Well, that’s a tough one, for two reasons. First, how would we know that there was a complicated intentional intelligence generating those digits? You see, I’ve found some very simple systems that generate things like the digits of pi. Systems so simple that we could easily imagine they’d occur naturally, without intentional intelligence. So even if we found the digits of pi, we’d have a hard time being sure that the thing that produced them was something like us—a really complicated, evolved, learning thing—rather than just something like a piece of fluid.
Then there’s a whole other problem: how would we know that we were receiving the digits of pi? You see, the digits of pi seem effectively random for essentially all purposes.
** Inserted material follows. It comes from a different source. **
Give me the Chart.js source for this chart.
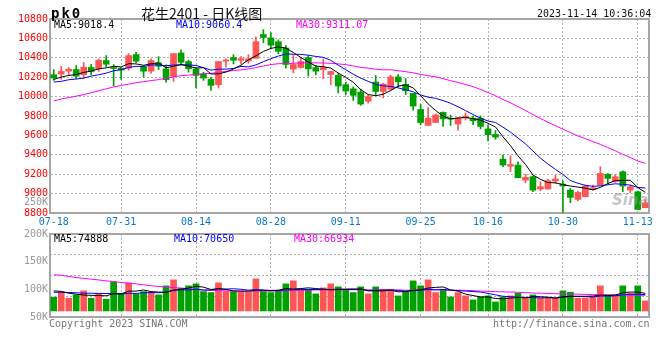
<!DOCTYPE html>
<html><head><meta charset="utf-8">
<script src="https://cdn.jsdelivr.net/npm/chart.js@4.4.0/dist/chart.umd.min.js"></script>
<style>
html,body{margin:0;padding:0;background:#fff;}
#wrap{position:relative;width:660px;height:360px;overflow:hidden;background:#fff;}
canvas{position:absolute;left:0;top:0;}
.t{position:absolute;white-space:nowrap;line-height:1;font-family:"DejaVu Sans Mono",monospace;font-size:10px;transform:translateY(-50%);}
</style></head>
<body><div id="wrap">
<canvas id="main" width="660" height="232" style="width:660px;height:232px"></canvas>
<canvas id="vol" width="660" height="360" style="width:660px;height:360px"></canvas>
<div class="t" style="left:51px;top:13px;font-size:14px;font-weight:bold;letter-spacing:2px;">pk0</div>
<div class="t" style="left:141px;top:13px;font-family:'Noto Sans CJK SC';font-size:14px;color:#111;">花生2401 - 日K线图</div>
<div class="t" style="left:537px;top:14px;color:#111;">2023-11-14 10:36:04</div>
<div class="t" style="left:54px;top:25px;color:#000;">MA5:9018.4</div>
<div class="t" style="left:176px;top:25px;color:#0000ff;">MA10:9060.4</div>
<div class="t" style="left:296px;top:25px;color:#ff00ff;">MA30:9311.07</div>
<div class="t" style="left:54px;top:239px;color:#000;">MA5:74888</div>
<div class="t" style="left:174px;top:239px;color:#0000ff;">MA10:70650</div>
<div class="t" style="left:294px;top:239px;color:#ff00ff;">MA30:66934</div>
<div class="t" style="left:24px;top:202px;color:#999;">250K</div>
<div class="t" style="left:612px;top:200px;font-family:'DejaVu Sans';font-size:15px;font-weight:bold;font-style:italic;color:rgba(150,150,150,0.55);">Sina</div>
<div class="t" style="left:49px;top:324px;color:#777;">Copyright 2023 SINA.COM</div>
<div class="t" style="left:493px;top:324px;color:#777;">http://finance.sina.com.cn</div>
</div>
<script>
const dates = ['07-18','07-19','07-20','07-21','07-24','07-25','07-26','07-27','07-28','07-31',
'08-01','08-02','08-03','08-04','08-07','08-08','08-09','08-10','08-11','08-14',
'08-15','08-16','08-17','08-18','08-21','08-22','08-23','08-24','08-25','08-28',
'08-29','08-30','08-31','09-01','09-04','09-05','09-06','09-07','09-08','09-11',
'09-12','09-13','09-14','09-15','09-18','09-19','09-20','09-21','09-22','09-25',
'09-26','09-27','09-28','10-09','10-10','10-11','10-12','10-13','10-16','10-17',
'10-18','10-19','10-20','10-23','10-24','10-25','10-26','10-27','10-30','10-31',
'11-01','11-02','11-03','11-06','11-07','11-08','11-09','11-10','11-13','11-14'];
const xTickLabels = ['07-18','07-31','08-14','08-28','09-11','09-25','10-16','10-30','11-13'];
const priceTicks = [8800,9000,9200,9400,9600,9800,10000,10200,10400,10600,10800];
const volLabelTicks = [50000,100000,150000,200000];

const open = [10225,10232,10262,10279,10225,10300,10286,10372,10300,10293,
10293,10433,10307,10262,10348,10286,10211,10450,10361,10286,
10235,10177,10123,10365,10402,10375,10368,10395,10640,10605,
10566,10501,10283,10300,10402,10300,10276,10228,10218,10123,
10080,10047,9953,10150,10053,10077,10203,10127,10033,9867,
9703,9733,9837,9777,9717,9780,9777,9777,9667,9610,
9355,9283,9294,9139,9174,9047,9047,9129,9098,9036,
8940,8968,9043,9088,9198,9122,9225,9036,9019,8854];
const high = [10279,10312,10300,10320,10351,10331,10389,10423,10330,10300,
10443,10457,10320,10389,10412,10327,10443,10481,10375,10293,
10252,10201,10361,10389,10433,10412,10433,10617,10690,10661,
10586,10525,10430,10406,10423,10320,10389,10259,10242,10150,
10100,10077,10017,10217,10137,10220,10227,10187,10033,9920,
9887,9820,9843,9810,9787,9833,9800,9800,9710,9650,
9397,9390,9328,9198,9184,9122,9150,9191,9132,9054,
9026,9088,9088,9277,9208,9198,9235,9088,9026,8940];
const low = [10167,10180,10225,10184,10184,10225,10259,10307,10110,10177,
10273,10351,10201,10242,10279,10150,10157,10327,10252,10089,
10167,10065,10089,10303,10337,10337,10344,10395,10555,10491,
10440,10293,10245,10293,10211,10225,10184,10123,10037,10020,
9960,9910,9933,10013,9987,10067,10100,10020,9860,9710,
9703,9733,9693,9703,9653,9760,9710,9667,9543,9560,
9277,9225,9163,9112,9019,9030,9047,9105,8805,8906,
8927,8968,9036,9088,9098,9115,9019,9009,8837,8854];
const close = [10191,10259,10283,10211,10303,10259,10375,10334,10290,10273,
10423,10365,10262,10372,10313,10174,10443,10354,10286,10218,
10191,10116,10361,10378,10375,10392,10389,10566,10610,10530,
10467,10331,10331,10361,10286,10262,10300,10259,10109,10058,
10013,9923,10000,10053,10130,10203,10153,10060,9903,9733,
9777,9810,9770,9767,9777,9800,9750,9693,9607,9583,
9294,9300,9163,9167,9036,9071,9132,9150,9078,8961,
9012,9078,9060,9208,9157,9174,9078,9071,8837,8906];

const ma5 = [10177,10201,10218,10228,10249,10263,10286,10296,10312,10306,
10339,10337,10323,10339,10347,10297,10313,10331,10314,10295,
10298,10233,10234,10253,10284,10324,10379,10420,10466,10497,
10512,10501,10454,10404,10356,10315,10308,10294,10243,10198,
10148,10072,10021,10009,10024,10062,10108,10120,10090,10010,
9925,9857,9799,9771,9780,9785,9773,9757,9725,9687,
9585,9495,9389,9301,9192,9147,9114,9111,9093,9078,
9067,9056,9038,9064,9103,9135,9135,9138,9063,9013];
const ma10 = [10150,10157,10174,10181,10191,10211,10225,10242,10266,10278,
10301,10312,10310,10326,10327,10318,10325,10327,10327,10321,
10298,10273,10283,10283,10290,10311,10306,10327,10360,10391,
10418,10440,10437,10435,10427,10414,10405,10374,10324,10277,
10231,10190,10157,10126,10111,10105,10090,10070,10050,10017,
9994,9982,9959,9931,9895,9855,9815,9778,9748,9733,
9685,9634,9573,9513,9439,9366,9305,9250,9197,9135,
9107,9085,9075,9079,9091,9101,9096,9088,9064,9058];
const ma30 = [9955,9975,9990,10005,10020,10040,10060,10080,10100,10115,
10128,10143,10155,10165,10175,10190,10205,10215,10222,10228,
10235,10240,10250,10260,10268,10275,10285,10300,10315,10330,
10339,10341,10343,10348,10348,10348,10346,10343,10337,10330,
10316,10301,10293,10282,10276,10277,10267,10257,10245,10229,
10215,10205,10185,10164,10145,10125,10103,10074,10041,10009,
9970,9936,9897,9857,9815,9775,9736,9700,9665,9629,
9595,9567,9536,9508,9475,9441,9405,9372,9336,9311];

const volume = [58800,80200,54500,68800,86000,54500,76000,50200,124700,76000,
120400,71700,83100,78800,68800,107500,133300,97400,107500,116100,
83100,78800,120400,83100,83100,80200,80200,137600,83100,78800,
86000,116100,129000,93100,93100,73100,98900,116100,103200,93100,
78800,103200,73100,103200,93100,93100,64500,83100,129000,107500,
133300,78800,93100,60200,78800,64500,47300,60200,64500,38700,
60200,64500,76000,54500,68800,54500,54500,54500,86000,80200,
54500,54500,60200,107500,68800,64500,107500,76000,107500,43000];
const vma5 = [86000,84000,76000,72000,68000,67000,66000,65000,74000,73000,
85000,85000,90000,83000,81000,79000,90000,93000,98000,106000,
102000,92000,96000,92000,86000,85000,85000,88000,88000,88000,
89000,96000,94000,96000,99000,96000,93000,91000,92000,92000,
93000,94000,86000,86000,86000,89000,82000,83000,88000,91000,
98000,101000,103000,90000,85000,72000,66000,60000,60000,53000,
52000,55000,58000,56000,62000,61000,59000,55000,61000,63000,
63000,63000,64000,68000,66000,68000,78000,81000,81000,75000];
const vma10 = [80000,80000,79000,78000,76000,76000,75000,75000,74000,72000,
76000,75000,78000,79000,78000,82000,87000,91000,90000,93000,
90000,90000,94000,94000,95000,93000,89000,92000,90000,87000,
87000,90000,91000,92000,92000,92000,93000,92000,93000,94000,
94000,93000,88000,89000,89000,90000,88000,85000,87000,88000,
93000,91000,92000,89000,87000,85000,83000,81000,75000,69000,
63000,61000,59000,58000,57000,56000,57000,56000,58000,62000,
62000,61000,60000,64000,64000,65000,69000,71000,72000,70000];
const vma30 = [155000,153000,148000,143000,140000,136000,133000,129000,126000,122000,
119000,116000,112000,108000,105000,102000,100000,98000,95000,92000,
89000,88000,87000,86000,85000,85000,85000,85000,85000,85000,
86000,87000,88000,89000,89000,90000,90000,90000,91000,91000,
91000,91000,90000,90000,90000,90000,90000,89000,89000,90000,
90000,90000,90000,89000,89000,88000,87000,85000,84000,83000,
82000,81000,80000,79000,77000,76000,75000,74000,73000,72000,
72000,71000,70000,70000,69000,69000,68000,68000,67000,67000];

const RED = '#ff5555', GREEN = '#00a000', FRAME = '#a6a6a6', GRID = '#b0b0b0';
const MONO = "'DejaVu Sans Mono', monospace";
const colors = close.map((c, i) => c >= open[i] ? RED : GREEN);
const labelSet = new Set(xTickLabels);
const vGrid = ctx => (ctx.index > 0 && labelSet.has(dates[ctx.index])) ? GRID : 'rgba(0,0,0,0)';
const line = (data, color, axis) => ({ type: 'line', data, borderColor: color, borderWidth: 1,
  pointRadius: 0, tension: 0, fill: false, order: 1, yAxisID: axis });
const frameAxis = (pos) => ({
  type: (pos === 'top') ? 'category' : 'linear', position: pos, display: true,
  min: (pos === 'top') ? undefined : 0, max: (pos === 'top') ? undefined : 1,
  grid: { display: false, drawTicks: false }, ticks: { display: false },
  border: { display: true, color: FRAME, width: 2 },
  afterFit: s => { if (pos === 'top') s.height = 0; else s.width = 0; }
});

new Chart(document.getElementById('main'), {
  type: 'bar',
  data: { labels: dates, datasets: [
    line(ma5, '#000000', 'y'), line(ma10, '#0000ff', 'y'), line(ma30, '#ff00ff', 'y'),
    { data: low.map((l, i) => [l, high[i]]), backgroundColor: colors, barThickness: 1, grouped: false, order: 3, yAxisID: 'y' },
    { data: open.map((o, i) => [o, close[i]]), backgroundColor: colors, barThickness: 6, minBarLength: 1, grouped: false, order: 2, yAxisID: 'y' }
  ]},
  options: {
    responsive: false, animation: false, devicePixelRatio: 1,
    layout: { padding: { left: 0, right: 11, top: 19, bottom: 0 } },
    plugins: { legend: { display: false }, tooltip: { enabled: false } },
    scales: {
      x: { type: 'category', offset: true,
        grid: { offset: false, color: vGrid, drawTicks: false, lineWidth: 1 },
        border: { display: true, color: FRAME, width: 2, dash: [2, 2] },
        ticks: { autoSkip: false, maxRotation: 0, minRotation: 0, padding: 3, color: '#0a78d2',
          font: { family: MONO, size: 10 },
          callback: (v, i) => labelSet.has(dates[i]) ? dates[i] : '' },
        afterFit: s => { s.height = 19; } },
      xt: frameAxis('top'),
      y: { type: 'linear', position: 'left', min: 8800, max: 10800,
        afterBuildTicks: s => { s.ticks = priceTicks.map(v => ({ value: v })); },
        grid: { color: GRID, drawTicks: false, lineWidth: 1 },
        border: { display: true, color: FRAME, width: 2, dash: [2, 2] },
        ticks: { color: '#ff0000', padding: 2, font: { family: MONO, size: 10 },
          callback: v => String(v) },
        afterFit: s => { s.width = 50; } },
      yr: frameAxis('right')
    }
  }
});

new Chart(document.getElementById('vol'), {
  type: 'bar',
  data: { labels: dates, datasets: [
    line(vma5, '#000000', 'y'), line(vma10, '#0000ff', 'y'), line(vma30, '#ff00ff', 'y'),
    { data: volume, backgroundColor: colors, barThickness: 6, grouped: false, order: 2, yAxisID: 'y' }
  ]},
  options: {
    responsive: false, animation: false, devicePixelRatio: 1,
    layout: { padding: { left: 0, right: 11, top: 234, bottom: 43 } },
    plugins: { legend: { display: false }, tooltip: { enabled: false } },
    scales: {
      x: { type: 'category', offset: true,
        grid: { offset: false, color: vGrid, drawTicks: false, lineWidth: 1 },
        border: { display: true, color: FRAME, width: 2, dash: [2, 2] },
        ticks: { display: false, autoSkip: false },
        afterFit: s => { s.height = 0; } },
      xt: frameAxis('top'),
      yl: { type: 'linear', position: 'left', min: 50000, max: 200000,
        afterBuildTicks: s => { s.ticks = volLabelTicks.map(v => ({ value: v })); },
        grid: { display: false, drawTicks: false },
        border: { display: true, color: FRAME, width: 2 },
        ticks: { color: '#999999', padding: 2, font: { family: MONO, size: 10 },
          callback: v => (v / 1000) + 'K' },
        afterFit: s => { s.width = 50; } },
      y: { type: 'linear', position: 'right', min: -26000, max: 330000,
        grid: { color: GRID, drawTicks: false, lineWidth: 1 },
        border: { display: true, color: FRAME, width: 2, dash: [2, 2] },
        ticks: { display: false, count: 5 },
        afterFit: s => { s.width = 0; } }
    }
  }
});
</script>
</body></html>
And we certainly don’t have any idea how to build some kind of analyzer that would systematically detect the digits as nonrandom. Well, the obvious question is: are there in fact radio signals that could be the digits of pi coming from around the galaxy? The answer is definitely yes. If you point a radio telescope in almost any direction, you’ll hear “radio noise”. Maybe it’s all thermal emission from hot gas, but maybe—just maybe—there are the digits of pi out there. We don’t right now have any way to know for sure.